Adults with autism may be more likely to be interviewed in the criminal justice system as a witness, victim or a suspect, yet they also experience specific memory difficulties that can impact their ability to recall episodic information in a coherent, relevant and complete narrative. Previous research has shown that current police interviewing techniques are ineffective in supporting these difficulties to obtain detailed, accurate memory recall from them. We developed the ‘Witness-Aimed First Account’ (WAFA) interview specifically with the aim of supporting executive function, social demand, narrative and episodic memory difficulties in autism to improve the quality of their accounts within a legally appropriate, non-leading framework and without constraining recall. In contrast to current police interviewing techniques, where uninterrupted and unbound, parameter-free recall from the outset is the gold standard, WAFA was developed to diminish socio-cognitive demands by encouraging participants to generate and direct their own discrete, parameter-bound topics from the video in phase 1, before freely recalling information within each parameter-bound topic in turn in phase 2.

Objectives:

The primary aim of this research was to test this new method of interviewing (WAFA) for eliciting detailed, yet accurate, eyewitness accounts from individuals with autism. A second aim was to explore whether differences between autistic and typically developing (TD) witnesses’ recall would be diminished when the narrative structure of the to-be-remembered event was lost (i.e., whether TD witnesses would appear more autistic in their recall, ameliorating the relative disadvantage by autistic participants).

Methods:

This study adopted a 2 (Group: Autism vs Typically Developing) x 2 (interview: WAFA vs. Control standard ‘achieving best evidence’ police interview) x 2 (Video: Scrambled vs. Unscrambled) mixed design, where Video was within participants. Specifically, participants were interviewed about their memory for two specially developed videos depicting criminal events. One video was ‘scrambled’ whereby clip segments were re-ordered, thus removing the narrative structure of the video; the other video was watched intact (the order in which videos were presented and whether video A or B was scrambled was counterbalanced between participants). Participants were interviewed using the same interview (WAFA vs. Control) for both videos. In WAFA interviews, rather than having a free flow verbalization of the entire event – which is difficult and inevitably results in underperformance by autistic adults – participants self-segmented their free narrative recollection right from the beginning. Once complete, they then revisited each of the self-directed free narrative topics in turn, in the order that they were recalled.
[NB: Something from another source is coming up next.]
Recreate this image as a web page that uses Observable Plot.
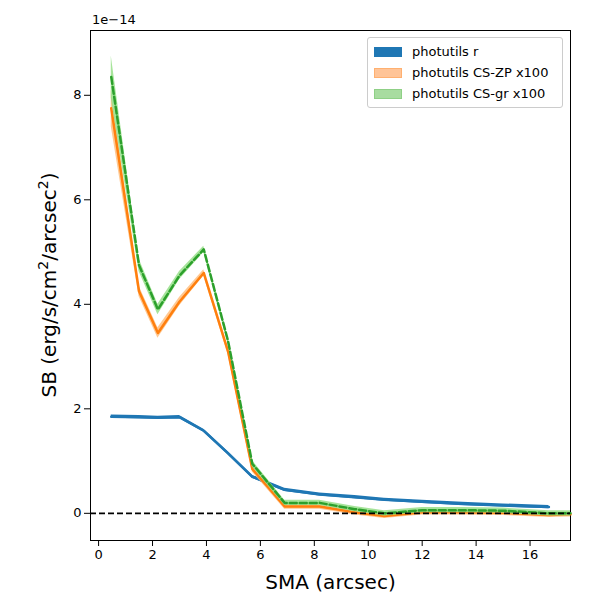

Interviews were transcribed and coded according to the types of details recalled (e.g., persons, actions, surroundings, objects), completeness (i.e., number of correct details recalled), and accuracy (i.e., errors/all details recalled).

Results:

Data collection is still underway but preliminary results are promising. Although witnesses with autism recall fewer person and action details compared to TD witnesses overall, tentatively, WAFA interviews appear to ameliorate this difference, whilst also increasing the accuracy of autistic witnesses’ accounts without compromising completeness.

Conclusions:

Witnesses with autism can make reliable witnesses if their socio-cognitive difficulties are supported appropriately at interview.